Exercise requirements -> Transcribe all of the data exactly. Omit the pictures.

---

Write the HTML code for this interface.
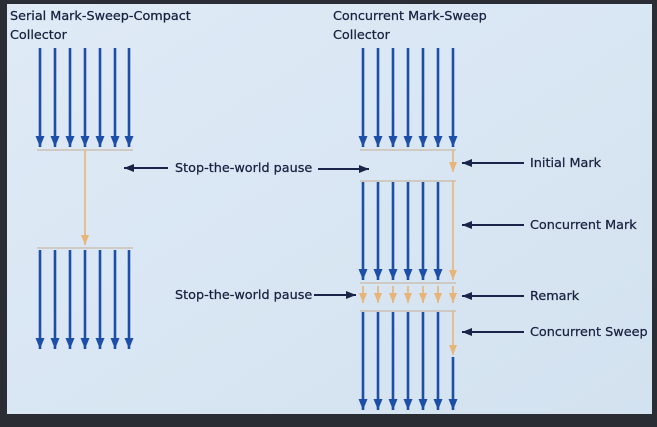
<!DOCTYPE html>
<html><head><meta charset="utf-8"><style>
html,body{margin:0;padding:0;background:#2a2d33;}
svg{display:block;}
text{font-family:"DejaVu Sans","Liberation Sans",sans-serif;font-size:12.8px;fill:#18213f;stroke:#18213f;stroke-width:0.25;}
</style></head><body>
<svg width="657" height="427" viewBox="0 0 657 427" xmlns="http://www.w3.org/2000/svg">
<defs>
<marker id="b" markerUnits="userSpaceOnUse" markerWidth="9" markerHeight="11" refX="4.5" refY="11" orient="0"><polygon points="0,0 9,0 4.5,11" fill="#1d4fa8"/></marker>
<marker id="o" markerUnits="userSpaceOnUse" markerWidth="8" markerHeight="10" refX="4" refY="10" orient="0"><polygon points="0,0 8,0 4,10" fill="#e6b577"/></marker>
<marker id="k" markerUnits="userSpaceOnUse" markerWidth="10" markerHeight="8" refX="10" refY="4" orient="auto"><polygon points="0,0 10,4 0,8" fill="#1a2448"/></marker>
<linearGradient id="bg" x1="0" y1="0" x2="1" y2="1"><stop offset="0" stop-color="#dfeaf6"/><stop offset="1" stop-color="#d3e2f0"/></linearGradient>
</defs>
<rect x="7" y="4" width="645" height="410" fill="url(#bg)"/>
<text x="10" y="20">Serial Mark-Sweep-Compact</text>
<text x="10" y="39">Collector</text>
<text x="333" y="20">Concurrent Mark-Sweep</text>
<text x="333" y="39">Collector</text>
<g stroke="#1d4fa8" stroke-width="2.6" marker-end="url(#b)">
<line x1="40" y1="48" x2="40" y2="147"/><line x1="55" y1="48" x2="55" y2="147"/><line x1="70" y1="48" x2="70" y2="147"/><line x1="85" y1="48" x2="85" y2="147"/><line x1="100" y1="48" x2="100" y2="147"/><line x1="115" y1="48" x2="115" y2="147"/><line x1="129" y1="48" x2="129" y2="147"/>
<line x1="40" y1="250" x2="40" y2="349"/><line x1="55" y1="250" x2="55" y2="349"/><line x1="70" y1="250" x2="70" y2="349"/><line x1="85" y1="250" x2="85" y2="349"/><line x1="100" y1="250" x2="100" y2="349"/><line x1="115" y1="250" x2="115" y2="349"/><line x1="129" y1="250" x2="129" y2="349"/>
<line x1="363" y1="48" x2="363" y2="147"/><line x1="378" y1="48" x2="378" y2="147"/><line x1="393" y1="48" x2="393" y2="147"/><line x1="408" y1="48" x2="408" y2="147"/><line x1="423" y1="48" x2="423" y2="147"/><line x1="438" y1="48" x2="438" y2="147"/><line x1="453" y1="48" x2="453" y2="147"/>
<line x1="363" y1="182" x2="363" y2="280"/><line x1="378" y1="182" x2="378" y2="280"/><line x1="393" y1="182" x2="393" y2="280"/><line x1="408" y1="182" x2="408" y2="280"/><line x1="423" y1="182" x2="423" y2="280"/><line x1="438" y1="182" x2="438" y2="280"/>
<line x1="363" y1="312" x2="363" y2="410"/><line x1="378" y1="312" x2="378" y2="410"/><line x1="393" y1="312" x2="393" y2="410"/><line x1="408" y1="312" x2="408" y2="410"/><line x1="423" y1="312" x2="423" y2="410"/><line x1="438" y1="312" x2="438" y2="410"/><line x1="453" y1="357" x2="453" y2="410"/>
</g>
<g stroke="#c9b9a8" stroke-width="1.3">
<line x1="37" y1="150" x2="133" y2="150"/><line x1="37" y1="248" x2="133" y2="248"/>
<line x1="360" y1="150" x2="456" y2="150"/><line x1="360" y1="181" x2="456" y2="181"/>
<line x1="360" y1="283" x2="456" y2="283"/><line x1="360" y1="311" x2="456" y2="311"/>
</g>
<g stroke="#e6b577" stroke-width="1.6" marker-end="url(#o)">
<line x1="85" y1="150" x2="85" y2="245"/>
<line x1="453" y1="150" x2="453" y2="172"/>
<line x1="453" y1="181" x2="453" y2="280"/>
<line x1="453" y1="311" x2="453" y2="355"/>
<line x1="363" y1="286" x2="363" y2="303"/><line x1="378" y1="286" x2="378" y2="303"/><line x1="393" y1="286" x2="393" y2="303"/><line x1="408" y1="286" x2="408" y2="303"/><line x1="423" y1="286" x2="423" y2="303"/><line x1="438" y1="286" x2="438" y2="303"/><line x1="453" y1="286" x2="453" y2="303"/>
</g>
<g stroke="#1a2448" stroke-width="2" marker-end="url(#k)">
<line x1="168" y1="168" x2="124" y2="168"/>
<line x1="318" y1="169" x2="369" y2="169"/>
<line x1="314" y1="295" x2="356" y2="295"/>
<line x1="524" y1="163" x2="462" y2="163"/>
<line x1="524" y1="225" x2="462" y2="225"/>
<line x1="524" y1="296" x2="462" y2="296"/>
<line x1="524" y1="332" x2="462" y2="332"/>
</g>
<text x="175" y="172">Stop-the-world pause</text>
<text x="175" y="299">Stop-the-world pause</text>
<text x="530" y="167">Initial Mark</text>
<text x="530" y="229">Concurrent Mark</text>
<text x="530" y="300">Remark</text>
<text x="530" y="336">Concurrent Sweep</text>
</svg>
</body></html>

---

Result for this exercise ->
Write the HTML code for this interface.
<!DOCTYPE html>
<html><head><meta charset="utf-8"><style>
html,body{margin:0;padding:0;background:#2a2d33;}
svg{display:block;}
text{font-family:"DejaVu Sans","Liberation Sans",sans-serif;font-size:12.8px;fill:#18213f;stroke:#18213f;stroke-width:0.25;}
</style></head><body>
<svg width="657" height="427" viewBox="0 0 657 427" xmlns="http://www.w3.org/2000/svg">
<defs>
<marker id="b" markerUnits="userSpaceOnUse" markerWidth="9" markerHeight="11" refX="4.5" refY="11" orient="0"><polygon points="0,0 9,0 4.5,11" fill="#1d4fa8"/></marker>
<marker id="o" markerUnits="userSpaceOnUse" markerWidth="8" markerHeight="10" refX="4" refY="10" orient="0"><polygon points="0,0 8,0 4,10" fill="#e6b577"/></marker>
<marker id="k" markerUnits="userSpaceOnUse" markerWidth="10" markerHeight="8" refX="10" refY="4" orient="auto"><polygon points="0,0 10,4 0,8" fill="#1a2448"/></marker>
<linearGradient id="bg" x1="0" y1="0" x2="1" y2="1"><stop offset="0" stop-color="#dfeaf6"/><stop offset="1" stop-color="#d3e2f0"/></linearGradient>
</defs>
<rect x="7" y="4" width="645" height="410" fill="url(#bg)"/>
<text x="10" y="20">Serial Mark-Sweep-Compact</text>
<text x="10" y="39">Collector</text>
<text x="333" y="20">Concurrent Mark-Sweep</text>
<text x="333" y="39">Collector</text>
<g stroke="#1d4fa8" stroke-width="2.6" marker-end="url(#b)">
<line x1="40" y1="48" x2="40" y2="147"/><line x1="55" y1="48" x2="55" y2="147"/><line x1="70" y1="48" x2="70" y2="147"/><line x1="85" y1="48" x2="85" y2="147"/><line x1="100" y1="48" x2="100" y2="147"/><line x1="115" y1="48" x2="115" y2="147"/><line x1="129" y1="48" x2="129" y2="147"/>
<line x1="40" y1="250" x2="40" y2="349"/><line x1="55" y1="250" x2="55" y2="349"/><line x1="70" y1="250" x2="70" y2="349"/><line x1="85" y1="250" x2="85" y2="349"/><line x1="100" y1="250" x2="100" y2="349"/><line x1="115" y1="250" x2="115" y2="349"/><line x1="129" y1="250" x2="129" y2="349"/>
<line x1="363" y1="48" x2="363" y2="147"/><line x1="378" y1="48" x2="378" y2="147"/><line x1="393" y1="48" x2="393" y2="147"/><line x1="408" y1="48" x2="408" y2="147"/><line x1="423" y1="48" x2="423" y2="147"/><line x1="438" y1="48" x2="438" y2="147"/><line x1="453" y1="48" x2="453" y2="147"/>
<line x1="363" y1="182" x2="363" y2="280"/><line x1="378" y1="182" x2="378" y2="280"/><line x1="393" y1="182" x2="393" y2="280"/><line x1="408" y1="182" x2="408" y2="280"/><line x1="423" y1="182" x2="423" y2="280"/><line x1="438" y1="182" x2="438" y2="280"/>
<line x1="363" y1="312" x2="363" y2="410"/><line x1="378" y1="312" x2="378" y2="410"/><line x1="393" y1="312" x2="393" y2="410"/><line x1="408" y1="312" x2="408" y2="410"/><line x1="423" y1="312" x2="423" y2="410"/><line x1="438" y1="312" x2="438" y2="410"/><line x1="453" y1="357" x2="453" y2="410"/>
</g>
<g stroke="#c9b9a8" stroke-width="1.3">
<line x1="37" y1="150" x2="133" y2="150"/><line x1="37" y1="248" x2="133" y2="248"/>
<line x1="360" y1="150" x2="456" y2="150"/><line x1="360" y1="181" x2="456" y2="181"/>
<line x1="360" y1="283" x2="456" y2="283"/><line x1="360" y1="311" x2="456" y2="311"/>
</g>
<g stroke="#e6b577" stroke-width="1.6" marker-end="url(#o)">
<line x1="85" y1="150" x2="85" y2="245"/>
<line x1="453" y1="150" x2="453" y2="172"/>
<line x1="453" y1="181" x2="453" y2="280"/>
<line x1="453" y1="311" x2="453" y2="355"/>
<line x1="363" y1="286" x2="363" y2="303"/><line x1="378" y1="286" x2="378" y2="303"/><line x1="393" y1="286" x2="393" y2="303"/><line x1="408" y1="286" x2="408" y2="303"/><line x1="423" y1="286" x2="423" y2="303"/><line x1="438" y1="286" x2="438" y2="303"/><line x1="453" y1="286" x2="453" y2="303"/>
</g>
<g stroke="#1a2448" stroke-width="2" marker-end="url(#k)">
<line x1="168" y1="168" x2="124" y2="168"/>
<line x1="318" y1="169" x2="369" y2="169"/>
<line x1="314" y1="295" x2="356" y2="295"/>
<line x1="524" y1="163" x2="462" y2="163"/>
<line x1="524" y1="225" x2="462" y2="225"/>
<line x1="524" y1="296" x2="462" y2="296"/>
<line x1="524" y1="332" x2="462" y2="332"/>
</g>
<text x="175" y="172">Stop-the-world pause</text>
<text x="175" y="299">Stop-the-world pause</text>
<text x="530" y="167">Initial Mark</text>
<text x="530" y="229">Concurrent Mark</text>
<text x="530" y="300">Remark</text>
<text x="530" y="336">Concurrent Sweep</text>
</svg>
</body></html>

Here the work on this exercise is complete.